This week I saw a little two-year-old ask her mom if she could “go nap”. She went happily to her bed, snuggled up with her blanket and favorite stuffed animal. She slept for 2 hours and woke up happy and smiling!
Our toddlers want to sleep. It feels amazing to be well-rested.
Our children love to wake up full of energy and happy. Having enough sleep is an amazing feeling and well-rested children learn to love it.
Yes, it is possible to have a child ask for sleep. It shows the child has begun to recognize the feeling of being tired and that the solution is sleep. What a joy to have a two-year-old that asks for a nap instead of a two-year-old that screams and fights a nap or bedtime.
Dealing with life is difficult while feeling tired.
Children (and adults) become grumpy when they are tired. Toddler emotions are big and challenging for every toddler to manage. If you are the parent of a two-year-old you have seen your child throw a temper tantrum or have a “meltdown”. Those big toddler emotions are much more difficult for a tired child to control. A tired toddler is miserable and makes sure everyone knows it. Toddlers want to sleep to make them feel happy.
How do you get a well-rested child who willingly goes to bed?
The timing of sleep is very important. We all have a body clock which is set by the sun. There are times the body prepares for sleep and times the body prepares for awake time. The body prepares through chemical and temperature changes. Sleep is much easier when it is connected with the body preparation. Sleep connected with the body clock does a better job of restoring the body and brain. This sleep is more refreshing and restorative.
When sleep follows a similar schedule each day, the body begins to anticipate sleep. If you have a regular bedtime for your toddler of 7 PM; their body will begin to anticipate sleep at 7 PM. This helps the toddler be ready for sleep instead of fighting bedtime.
Motion sleep in the car or stroller keeps the child in light sleep. It prevents the deep, restorative sleep. Sleep is more restorative when the child is sleeping in their bed. They have the freedom to position and move their body to find what is comfortable when in their bed.
The sleep environment should contribute to sleep. I recommend a dark place for sleep because it contributes to the release of the “go to sleep” hormones. It is helpful to have white noise. The familiar sound becomes associated in their brain with sleep. Plus the white noise helps to block out other sounds which might wake your child.
We are all creatures of habit. We need a familiar process to prepare for sleep. It sends a message to our bodies that it is time to sleep. I encourage a specific routine before bedtime and a shorter routine prior to naps.
It is good to have a calming time prior to sleep.

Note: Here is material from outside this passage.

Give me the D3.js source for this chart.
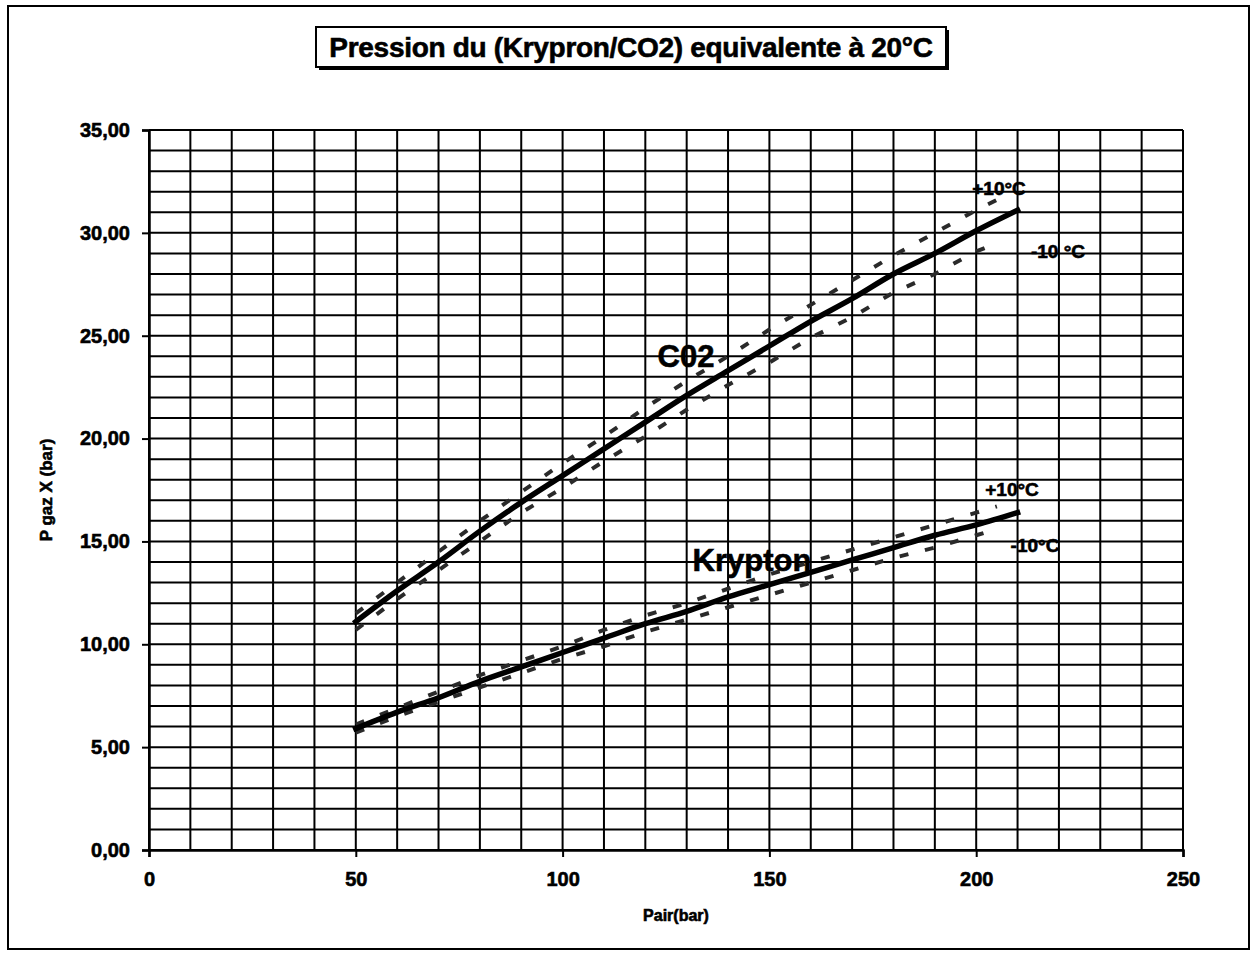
<!DOCTYPE html>
<html><head><meta charset="utf-8">
<script src="https://cdn.jsdelivr.net/npm/d3@7/dist/d3.min.js"></script>
<style>
body{margin:0;background:#fff}
text{font-family:Arial,"Liberation Sans",sans-serif;font-weight:bold;fill:#000;stroke:#000;stroke-width:0.6px}
</style>
</head><body>
<svg id="c" width="1251" height="958"></svg>
<script>
// ---- data ----
const pairX   = [50,60,70,80,90,100,110,120,130,140,150,160,170,180,190,200,210];
const co2     = [11.1,12.6,14.0,15.5,16.9,18.2,19.5,20.8,22.1,23.3,24.5,25.7,26.8,28.0,29.0,30.1,31.1];
const krypton = [5.9,6.7,7.4,8.2,8.9,9.6,10.3,11.0,11.6,12.3,12.9,13.5,14.1,14.7,15.3,15.8,16.4];
const bandX    = [50,60,70,80,90,100,110,120,130,140,150,160,170,180,190,200,205];
const co2Plus  = [11.5,13.0,14.5,16.0,17.4,18.8,20.1,21.5,22.8,24.0,25.3,26.5,27.7,28.9,30.0,31.1,31.6];
const co2Minus = [10.7,12.2,13.6,15.0,16.4,17.6,18.9,20.1,21.4,22.6,23.7,24.9,25.9,27.1,28.0,29.1,29.5];
const krPlus   = [6.1,6.9,7.7,8.5,9.2,9.9,10.7,11.4,12.0,12.7,13.4,14.0,14.6,15.2,15.8,16.4,16.7];
const krMinus  = [5.7,6.5,7.2,7.9,8.6,9.3,9.9,10.6,11.2,11.8,12.4,13.0,13.6,14.2,14.7,15.3,15.6];
const xTicks = [0,50,100,150,200,250];
const yTicks = [0,5,10,15,20,25,30,35];
const yTickLabels = ["0,00","5,00","10,00","15,00","20,00","25,00","30,00","35,00"];
const titleText = "Pression du (Krypron/CO2) equivalente à 20°C";

// ---- drawing ----
const svg = d3.select("#c");
const x = d3.scaleLinear().domain([0,250]).range([149,1183]);
const y = d3.scaleLinear().domain([0,35]).range([850,130]);

// outer frame
svg.append("rect").attr("x",8).attr("y",6).attr("width",1241).attr("height",943)
  .attr("fill","none").attr("stroke","#000").attr("stroke-width",2);

// title box with shadow
const tb = {x:316,y:27,w:630,h:40};
svg.append("rect").attr("x",tb.x+3).attr("y",tb.y+3).attr("width",tb.w).attr("height",tb.h).attr("fill","#000");
svg.append("rect").attr("x",tb.x).attr("y",tb.y).attr("width",tb.w).attr("height",tb.h)
  .attr("fill","#fff").attr("stroke","#000").attr("stroke-width",2);
svg.append("text").attr("x",tb.x+tb.w/2).attr("y",tb.y+30).attr("text-anchor","middle")
  .style("font-size","28px").style("letter-spacing","-0.3px").text(titleText);

// grid
const g = svg.append("g");
g.selectAll("line.h").data(d3.range(0,36,1)).join("line")
  .attr("x1",x(0)).attr("x2",x(250)).attr("y1",d=>y(d)).attr("y2",d=>y(d))
  .attr("stroke","#000").attr("stroke-width",2);
g.selectAll("line.v").data(d3.range(0,251,10)).join("line")
  .attr("y1",y(0)).attr("y2",y(35)).attr("x1",d=>x(d)).attr("x2",d=>x(d))
  .attr("stroke","#000").attr("stroke-width",2);

// axes
const ax = svg.append("g").attr("transform",`translate(0,${y(0)})`)
  .call(d3.axisBottom(x).tickValues(xTicks).tickSize(7).tickPadding(15).tickFormat(d=>String(d)));
const ay = svg.append("g").attr("transform",`translate(${x(0)},0)`)
  .call(d3.axisLeft(y).tickValues(yTicks).tickSize(7).tickPadding(12).tickFormat((d,i)=>yTickLabels[i]));
[ax,ay].forEach(a=>{
  a.select(".domain").attr("stroke","#000").attr("stroke-width",2.5);
  a.selectAll(".tick line").attr("stroke","#000").attr("stroke-width",2);
  a.selectAll(".tick text").style("font-size","20px").style("font-family","Arial,'Liberation Sans',sans-serif")
    .style("font-weight","bold").attr("fill","#000").attr("stroke","#000").attr("stroke-width",0.6);
});

// dashed +/-10 lines
const lineB = d3.line().x((d,i)=>x(bandX[i])).y(d=>y(d));
[co2Plus,co2Minus,krPlus,krMinus].forEach(arr=>{
  svg.append("path").attr("d",lineB(arr)).attr("fill","none")
    .attr("stroke","#2a2a2a").attr("stroke-width",4).attr("stroke-dasharray","9,17");
});

// main lines
const lineM = d3.line().x((d,i)=>x(pairX[i])).y(d=>y(d)).curve(d3.curveMonotoneX);
[co2,krypton].forEach(arr=>{
  svg.append("path").attr("d",lineM(arr)).attr("fill","none")
    .attr("stroke","#000").attr("stroke-width",5.5).attr("stroke-linecap","square");
});

// labels
svg.append("text").attr("x",686).attr("y",367).attr("text-anchor","middle").style("font-size","31px").text("C02");
svg.append("text").attr("x",752).attr("y",571).attr("text-anchor","middle").style("font-size","31px").text("Krypton");
svg.append("text").attr("x",999).attr("y",195).attr("text-anchor","middle").style("font-size","19px").text("+10°C");
svg.append("text").attr("x",1058).attr("y",258).attr("text-anchor","middle").style("font-size","19px").text("-10 °C");
svg.append("text").attr("x",1012).attr("y",496).attr("text-anchor","middle").style("font-size","19px").text("+10°C");
svg.append("text").attr("x",1035).attr("y",552).attr("text-anchor","middle").style("font-size","19px").text("-10°C");

// axis titles
svg.append("text").attr("x",676).attr("y",921).attr("text-anchor","middle").style("font-size","16px").text("Pair(bar)");
svg.append("text").attr("transform","translate(52,490) rotate(-90)").attr("text-anchor","middle").style("font-size","17px").text("P gaz X (bar)");
</script>
</body></html>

Don’t expect your child to go from running and jumping straight to sleeping.
Turn off all screens at least 30 minutes before sleep. The blue lights from screens wake up the brain. The body and brain need some preparation for sleep.
Sleep is a skill for children to learn. Each child needs to learn to go from the awake state to the sleep state without assistance. Learning to manage their own sleep is a necessary skill for life. Your assistance to put your child to sleep is not sustainable.
Rock a child to sleep and they will sleep for an hour but teach a child to sleep and they will sleep all night.
Toddlers want to sleep. It helps them feel independent when they can go to sleep without assistance and continue their sleep through the night.